**Records**
◆ ◆ ◆
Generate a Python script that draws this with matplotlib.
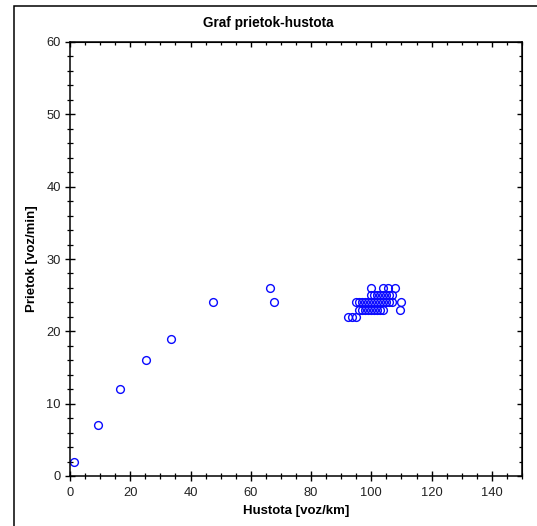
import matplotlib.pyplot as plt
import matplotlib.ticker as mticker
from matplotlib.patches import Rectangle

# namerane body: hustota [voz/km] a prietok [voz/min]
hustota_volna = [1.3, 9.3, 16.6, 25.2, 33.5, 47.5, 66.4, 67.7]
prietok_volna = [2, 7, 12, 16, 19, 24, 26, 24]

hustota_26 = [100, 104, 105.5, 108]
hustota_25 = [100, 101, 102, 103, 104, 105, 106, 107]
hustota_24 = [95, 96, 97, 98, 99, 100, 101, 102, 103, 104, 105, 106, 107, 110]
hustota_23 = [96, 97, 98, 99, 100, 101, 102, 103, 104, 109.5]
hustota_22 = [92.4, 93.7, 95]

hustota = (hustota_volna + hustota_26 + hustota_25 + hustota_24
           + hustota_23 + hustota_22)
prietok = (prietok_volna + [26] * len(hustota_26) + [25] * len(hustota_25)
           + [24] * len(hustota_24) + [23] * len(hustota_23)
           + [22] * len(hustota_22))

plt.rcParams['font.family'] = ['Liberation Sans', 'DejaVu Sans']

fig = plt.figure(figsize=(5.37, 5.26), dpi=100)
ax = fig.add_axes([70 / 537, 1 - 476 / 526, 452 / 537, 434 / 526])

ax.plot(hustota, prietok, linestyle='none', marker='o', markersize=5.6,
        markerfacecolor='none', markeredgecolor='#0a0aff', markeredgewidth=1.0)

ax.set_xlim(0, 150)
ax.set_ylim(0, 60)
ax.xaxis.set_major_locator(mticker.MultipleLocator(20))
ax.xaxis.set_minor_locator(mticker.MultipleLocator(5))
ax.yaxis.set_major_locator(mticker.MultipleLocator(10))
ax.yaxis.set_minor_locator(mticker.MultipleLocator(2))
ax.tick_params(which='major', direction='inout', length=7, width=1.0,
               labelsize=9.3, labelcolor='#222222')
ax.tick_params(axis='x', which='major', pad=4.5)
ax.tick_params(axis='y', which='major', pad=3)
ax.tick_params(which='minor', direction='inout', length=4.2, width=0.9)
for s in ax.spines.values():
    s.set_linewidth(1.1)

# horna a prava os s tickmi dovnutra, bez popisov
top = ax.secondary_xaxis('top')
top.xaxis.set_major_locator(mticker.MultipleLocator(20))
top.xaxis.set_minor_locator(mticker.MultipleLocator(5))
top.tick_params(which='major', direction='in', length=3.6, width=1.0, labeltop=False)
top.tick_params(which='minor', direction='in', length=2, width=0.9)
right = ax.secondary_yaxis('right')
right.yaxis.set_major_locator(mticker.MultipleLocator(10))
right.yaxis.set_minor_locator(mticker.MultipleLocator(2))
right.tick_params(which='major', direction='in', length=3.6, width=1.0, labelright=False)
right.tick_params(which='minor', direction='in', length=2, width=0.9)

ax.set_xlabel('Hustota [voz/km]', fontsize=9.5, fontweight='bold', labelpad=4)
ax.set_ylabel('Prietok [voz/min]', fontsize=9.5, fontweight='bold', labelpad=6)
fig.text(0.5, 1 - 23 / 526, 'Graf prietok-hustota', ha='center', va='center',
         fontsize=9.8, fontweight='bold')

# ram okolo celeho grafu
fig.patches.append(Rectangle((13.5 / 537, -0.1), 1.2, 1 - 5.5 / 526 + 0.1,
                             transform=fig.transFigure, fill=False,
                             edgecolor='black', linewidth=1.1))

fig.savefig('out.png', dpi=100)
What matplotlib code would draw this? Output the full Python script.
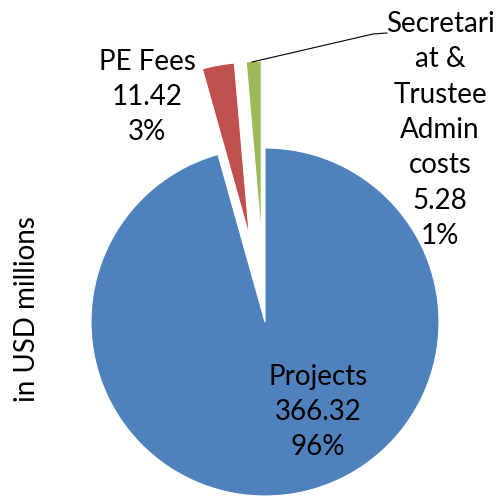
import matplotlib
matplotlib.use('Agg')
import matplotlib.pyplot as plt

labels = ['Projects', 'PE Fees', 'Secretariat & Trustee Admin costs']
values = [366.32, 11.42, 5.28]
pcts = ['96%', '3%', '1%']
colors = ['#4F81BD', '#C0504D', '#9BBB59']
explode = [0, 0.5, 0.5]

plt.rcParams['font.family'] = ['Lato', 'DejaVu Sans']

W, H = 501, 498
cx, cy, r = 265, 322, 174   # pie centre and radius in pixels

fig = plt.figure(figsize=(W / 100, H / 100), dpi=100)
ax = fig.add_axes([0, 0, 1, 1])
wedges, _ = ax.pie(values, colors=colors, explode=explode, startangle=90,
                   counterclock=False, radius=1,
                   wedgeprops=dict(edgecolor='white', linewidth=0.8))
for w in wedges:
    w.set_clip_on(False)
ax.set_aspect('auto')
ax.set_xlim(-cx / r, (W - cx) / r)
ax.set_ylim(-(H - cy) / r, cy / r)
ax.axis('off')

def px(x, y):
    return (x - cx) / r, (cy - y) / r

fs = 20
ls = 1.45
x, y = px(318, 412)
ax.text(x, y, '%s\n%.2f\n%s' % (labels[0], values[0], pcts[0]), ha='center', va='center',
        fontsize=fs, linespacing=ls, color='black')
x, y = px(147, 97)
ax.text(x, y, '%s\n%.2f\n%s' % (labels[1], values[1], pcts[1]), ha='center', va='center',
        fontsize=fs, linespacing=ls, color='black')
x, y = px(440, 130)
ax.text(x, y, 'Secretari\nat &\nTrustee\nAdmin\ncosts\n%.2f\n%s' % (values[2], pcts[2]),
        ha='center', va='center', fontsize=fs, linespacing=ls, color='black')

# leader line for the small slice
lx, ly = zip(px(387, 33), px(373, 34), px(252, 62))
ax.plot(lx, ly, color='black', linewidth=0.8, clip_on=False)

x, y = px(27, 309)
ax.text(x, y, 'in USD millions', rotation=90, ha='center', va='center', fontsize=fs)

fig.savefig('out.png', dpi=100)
◆ ◆ ◆
**What the task asks**
Print each line of the material above exactly, with the pictures removed from your copy.

**Exercise solution**
Generate a Python script that draws this with matplotlib.
import matplotlib.pyplot as plt
import matplotlib.ticker as mticker
from matplotlib.patches import Rectangle

# namerane body: hustota [voz/km] a prietok [voz/min]
hustota_volna = [1.3, 9.3, 16.6, 25.2, 33.5, 47.5, 66.4, 67.7]
prietok_volna = [2, 7, 12, 16, 19, 24, 26, 24]

hustota_26 = [100, 104, 105.5, 108]
hustota_25 = [100, 101, 102, 103, 104, 105, 106, 107]
hustota_24 = [95, 96, 97, 98, 99, 100, 101, 102, 103, 104, 105, 106, 107, 110]
hustota_23 = [96, 97, 98, 99, 100, 101, 102, 103, 104, 109.5]
hustota_22 = [92.4, 93.7, 95]

hustota = (hustota_volna + hustota_26 + hustota_25 + hustota_24
           + hustota_23 + hustota_22)
prietok = (prietok_volna + [26] * len(hustota_26) + [25] * len(hustota_25)
           + [24] * len(hustota_24) + [23] * len(hustota_23)
           + [22] * len(hustota_22))

plt.rcParams['font.family'] = ['Liberation Sans', 'DejaVu Sans']

fig = plt.figure(figsize=(5.37, 5.26), dpi=100)
ax = fig.add_axes([70 / 537, 1 - 476 / 526, 452 / 537, 434 / 526])

ax.plot(hustota, prietok, linestyle='none', marker='o', markersize=5.6,
        markerfacecolor='none', markeredgecolor='#0a0aff', markeredgewidth=1.0)

ax.set_xlim(0, 150)
ax.set_ylim(0, 60)
ax.xaxis.set_major_locator(mticker.MultipleLocator(20))
ax.xaxis.set_minor_locator(mticker.MultipleLocator(5))
ax.yaxis.set_major_locator(mticker.MultipleLocator(10))
ax.yaxis.set_minor_locator(mticker.MultipleLocator(2))
ax.tick_params(which='major', direction='inout', length=7, width=1.0,
               labelsize=9.3, labelcolor='#222222')
ax.tick_params(axis='x', which='major', pad=4.5)
ax.tick_params(axis='y', which='major', pad=3)
ax.tick_params(which='minor', direction='inout', length=4.2, width=0.9)
for s in ax.spines.values():
    s.set_linewidth(1.1)

# horna a prava os s tickmi dovnutra, bez popisov
top = ax.secondary_xaxis('top')
top.xaxis.set_major_locator(mticker.MultipleLocator(20))
top.xaxis.set_minor_locator(mticker.MultipleLocator(5))
top.tick_params(which='major', direction='in', length=3.6, width=1.0, labeltop=False)
top.tick_params(which='minor', direction='in', length=2, width=0.9)
right = ax.secondary_yaxis('right')
right.yaxis.set_major_locator(mticker.MultipleLocator(10))
right.yaxis.set_minor_locator(mticker.MultipleLocator(2))
right.tick_params(which='major', direction='in', length=3.6, width=1.0, labelright=False)
right.tick_params(which='minor', direction='in', length=2, width=0.9)

ax.set_xlabel('Hustota [voz/km]', fontsize=9.5, fontweight='bold', labelpad=4)
ax.set_ylabel('Prietok [voz/min]', fontsize=9.5, fontweight='bold', labelpad=6)
fig.text(0.5, 1 - 23 / 526, 'Graf prietok-hustota', ha='center', va='center',
         fontsize=9.8, fontweight='bold')

# ram okolo celeho grafu
fig.patches.append(Rectangle((13.5 / 537, -0.1), 1.2, 1 - 5.5 / 526 + 0.1,
                             transform=fig.transFigure, fill=False,
                             edgecolor='black', linewidth=1.1))

fig.savefig('out.png', dpi=100)
What matplotlib code would draw this? Output the full Python script.
import matplotlib
matplotlib.use('Agg')
import matplotlib.pyplot as plt

labels = ['Projects', 'PE Fees', 'Secretariat & Trustee Admin costs']
values = [366.32, 11.42, 5.28]
pcts = ['96%', '3%', '1%']
colors = ['#4F81BD', '#C0504D', '#9BBB59']
explode = [0, 0.5, 0.5]

plt.rcParams['font.family'] = ['Lato', 'DejaVu Sans']

W, H = 501, 498
cx, cy, r = 265, 322, 174   # pie centre and radius in pixels

fig = plt.figure(figsize=(W / 100, H / 100), dpi=100)
ax = fig.add_axes([0, 0, 1, 1])
wedges, _ = ax.pie(values, colors=colors, explode=explode, startangle=90,
                   counterclock=False, radius=1,
                   wedgeprops=dict(edgecolor='white', linewidth=0.8))
for w in wedges:
    w.set_clip_on(False)
ax.set_aspect('auto')
ax.set_xlim(-cx / r, (W - cx) / r)
ax.set_ylim(-(H - cy) / r, cy / r)
ax.axis('off')

def px(x, y):
    return (x - cx) / r, (cy - y) / r

fs = 20
ls = 1.45
x, y = px(318, 412)
ax.text(x, y, '%s\n%.2f\n%s' % (labels[0], values[0], pcts[0]), ha='center', va='center',
        fontsize=fs, linespacing=ls, color='black')
x, y = px(147, 97)
ax.text(x, y, '%s\n%.2f\n%s' % (labels[1], values[1], pcts[1]), ha='center', va='center',
        fontsize=fs, linespacing=ls, color='black')
x, y = px(440, 130)
ax.text(x, y, 'Secretari\nat &\nTrustee\nAdmin\ncosts\n%.2f\n%s' % (values[2], pcts[2]),
        ha='center', va='center', fontsize=fs, linespacing=ls, color='black')

# leader line for the small slice
lx, ly = zip(px(387, 33), px(373, 34), px(252, 62))
ax.plot(lx, ly, color='black', linewidth=0.8, clip_on=False)

x, y = px(27, 309)
ax.text(x, y, 'in USD millions', rotation=90, ha='center', va='center', fontsize=fs)

fig.savefig('out.png', dpi=100)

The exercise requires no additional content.